ElBaradei also requested the U.S. to allow an IAEA investigative team to visit Iraq immediately to inspect the nuclear storage facilities. Fleming says ElBaradei has received no reply.

As the world’s nuclear watchdog, the IAEA continues to express concern at the possible theft and smuggling of potentially dangerous nuclear components like uranium out of Iraq.

IAEA reports say that Iraq’s Atomic Energy Agency headquarters in Tuwaitha stored 3,896 pounds of partially enriched uranium, more than 94 tonnes of natural uranium and some amount of cesium, cobalt and strontium. If further enriched, the uranium in stock could be used as the core of a nuclear device.

The greatest fear now is that someone who wants to make ‘dirty bombs’ from low-grade uranium could buy the material on the international black market if it is smuggled out of Iraq. The IAEA wants to survey the sites as soon as possible to make sure nothing is missing.

Tuwaitha’s sprawling premises spread over 120 acres were said to be under the protection of Iraq’s Special Republican Guard. U.S. forces arrived at Tuwaitha April 6 and reportedly found that the place had no guards.

The site has been under the protection of coalition forces since early April, but the premises were reported to have been abandoned by guards for a few days. Television images show that the premises are damaged but there is no indication of the extent of the damage, particularly to the seals put in place by IAEA inspectors who worked through the nineties to halt Iraq’s nuclear activities.

ElBaradei has said that only the IAEA has the right to safeguard Iraq’s nuclear material. Under the Non-Proliferation Treaty (NPT) only the IAEA can reopen the tamper-proof seals it has put on rooms and on more than 400 barrels of radioactive material.

IAEA inspectors began investigating Iraq’s nuclear capabilities in 1991 to eliminate the country’s suspected weapons of mass destruction and the means to produce them.
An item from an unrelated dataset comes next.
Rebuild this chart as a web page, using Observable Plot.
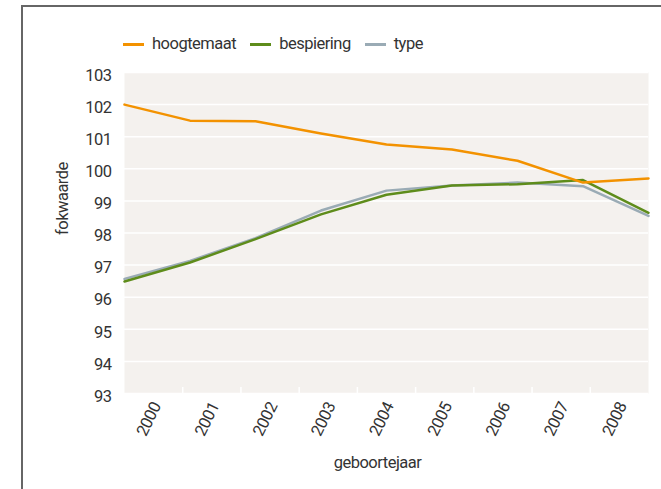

At that time inspectors reported that Iraq had a comprehensive nuclear weapons development programme and that Iraq had made continued attempts to conceal the true extent of that programme.

Besides an ambitious uranium enrichment programme, Iraq was found to be separating small quantities of plutonium at the Tuwaitha centre. A programme to produce enriched uranium was halted at two centres in Tarmiya and Ash Sharkat.

IAEA inspectors brought back samples for analysis at its laboratories in Seibersdorf. Iraq was said to have been on the verge of building a nuclear bomb.

The U.S. is reported to have reassured the IAEA that it would safeguard the nuclear material. But reports of ripped barbed wires, broken walls and files in disarray have caused great consternation in the IAEA offices.